The international justice system is filled with symbols to fire the imaginations of human-rights activists, and Roux has found in it the building blocks of the better world he dreams of, though he knows that most of the time, it will remain just that: a dream. The dream that he carefully and passionately constructed in Duch's case centers on what he considers the most important event of this particular legal undertaking: the reconstruction that took place at the scene of the crime, one year before the start of the trial proper, when Duch returned to S-21 some thirty years after having left it.

That day, Duch stood facing the prison's three still-living survivors—Bou Meng, Vann Nath, and Chum Mey—and read his declaration:

I am completely overwhelmed to be in this most painful place for my countrymen and for myself. My first thought is for the victims and their families. They suffered innumerable miseries and inhuman tortures and insults before dying. I feel a great and indescribable remorse, which I hope is made manifest by my accepting to stand trial alone for S-21. I am determined to do everything I can to bring justice to my compatriots, to the victims of S-21, and to their families.

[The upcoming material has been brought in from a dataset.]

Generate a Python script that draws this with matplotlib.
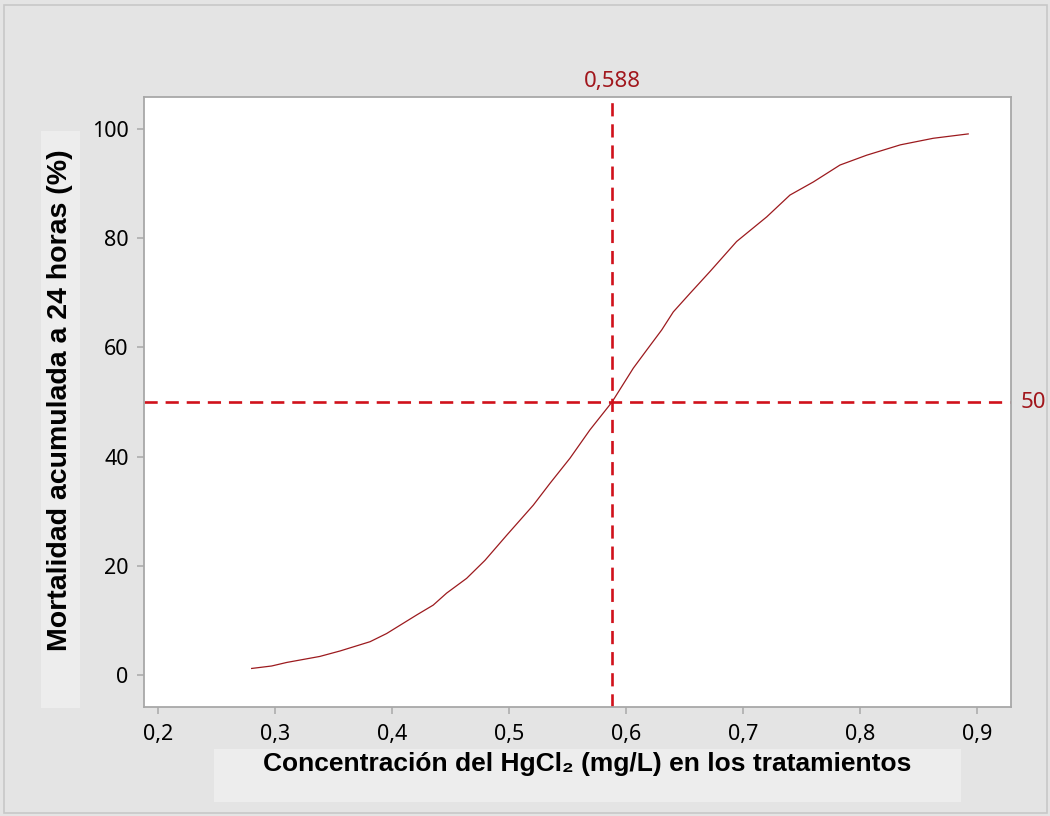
import numpy as np
import matplotlib
matplotlib.use('Agg')
import matplotlib.pyplot as plt
from matplotlib.patches import Rectangle

# concentration (mg/L) and cumulative mortality at 24 h (%)
conc = [0.2797, 0.2968, 0.3097, 0.338, 0.3553, 0.381, 0.3952, 0.4209, 0.435,
        0.4465, 0.4636, 0.4793, 0.4979, 0.5206, 0.5349, 0.552, 0.5691, 0.588,
        0.6062, 0.6176, 0.6305, 0.6404, 0.6547, 0.6718, 0.6946, 0.7203,
        0.7402, 0.7602, 0.783, 0.8058, 0.8347, 0.8628, 0.8927]
mort = [1.2, 1.65, 2.3, 3.4, 4.4, 6.1, 7.6, 11.0, 12.8, 15.0, 17.7, 21.0,
        25.6, 31.1, 35.1, 39.7, 44.9, 50.0, 56.2, 59.5, 63.2, 66.5, 69.9,
        73.9, 79.4, 83.9, 87.9, 90.3, 93.4, 95.2, 97.1, 98.3, 99.1]

lc50_x = 0.588
lc50_y = 50
xticks = [0.2, 0.3, 0.4, 0.5, 0.6, 0.7, 0.8, 0.9]
yticks = [0, 20, 40, 60, 80, 100]

bg = '#e4e4e4'
spine = '#a8a8a8'
dash_red = '#d0111b'
lab_red = '#a1161c'

fig = plt.figure(figsize=(10.5, 8.16), dpi=100, facecolor=bg)
fig.patches.append(Rectangle((0.004, 0.004), 0.993, 0.99, transform=fig.transFigure,
                             fill=False, edgecolor='#c8c8c8', linewidth=1.2))

# light boxes behind the axis titles
fig.patches.append(Rectangle((41/1050, 1-708/816), 39/1050, 577/816, transform=fig.transFigure,
                             facecolor='#ededed', edgecolor='none'))
fig.patches.append(Rectangle((214/1050, 1-802/816), 747/1050, 53/816, transform=fig.transFigure,
                             facecolor='#ededed', edgecolor='none'))

ax = fig.add_axes([144/1050, 1-707/816, 867/1050, 610/816])
ax.set_facecolor('white')

ax.plot(conc, mort, color='#9c1a1e', linewidth=0.9)
ax.axvline(lc50_x, color=dash_red, linewidth=1.9, dashes=(5, 3))
ax.axhline(lc50_y, color=dash_red, linewidth=1.9, dashes=(5, 3))

ax.set_xlim(0.1876, 0.9293)
ax.set_ylim(-5.86, 105.86)
ax.set_xticks(xticks)
ax.set_yticks(yticks)
ax.set_xticklabels([('%.1f' % v).replace('.', ',') for v in xticks])
ax.set_yticklabels([str(v) for v in yticks])

for s in ax.spines.values():
    s.set_color(spine)
    s.set_linewidth(1.3)
ax.tick_params(colors=spine, length=5, width=1.1, labelcolor='black',
               labelsize=15.5, direction='out')
ax.tick_params(axis='x', pad=7)
ax.tick_params(axis='y', pad=6)
for lab in ax.get_xticklabels() + ax.get_yticklabels():
    lab.set_family('Noto Sans')
    lab.set_fontweight('medium')

ax.text(lc50_x, 1.008, ('%.3f' % lc50_x).replace('.', ','), transform=ax.get_xaxis_transform(),
        ha='center', va='bottom', color=lab_red, fontsize=16, family='Noto Sans',
        fontweight='medium')
ax.text(1.011, lc50_y, str(lc50_y), transform=ax.get_yaxis_transform(),
        ha='left', va='center', color=lab_red, fontsize=16, family='Noto Sans',
        fontweight='medium')

fig.text(587/1050, 1-764/816, 'Concentración del HgCl₂ (mg/L) en los tratamientos',
         ha='center', va='center', fontsize=19, fontweight='bold',
         family=['Liberation Sans Narrow', 'Liberation Sans', 'DejaVu Sans'])
fig.text(60/1050, 1-400/816, 'Mortalidad acumulada a 24 horas (%)', rotation=90,
         ha='center', va='center', fontsize=20.5, fontweight='bold',
         family=['Liberation Sans', 'DejaVu Sans'])

fig.savefig('out.png', dpi=100, facecolor=bg)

I also feel enormous regret for all the S-21 cadres who were forced to carry out their tasks alongside me. That is to say, to carry out tasks they hated and that their parents hated, tasks to which some of them eventually fell victim. I feel great pain when I remember those events.

I sincerely regret having accepted the ideas of others, and having agreed to carry out those criminal tasks that were entrusted to me.

When I think about it, I realize that I am angry first and foremost at the Party's governing body, which did everything in its power to lead the movement to complete and absolute tragedy. Then I am angry with myself for having accepted the ideas of others, and for having blindly followed their criminal orders.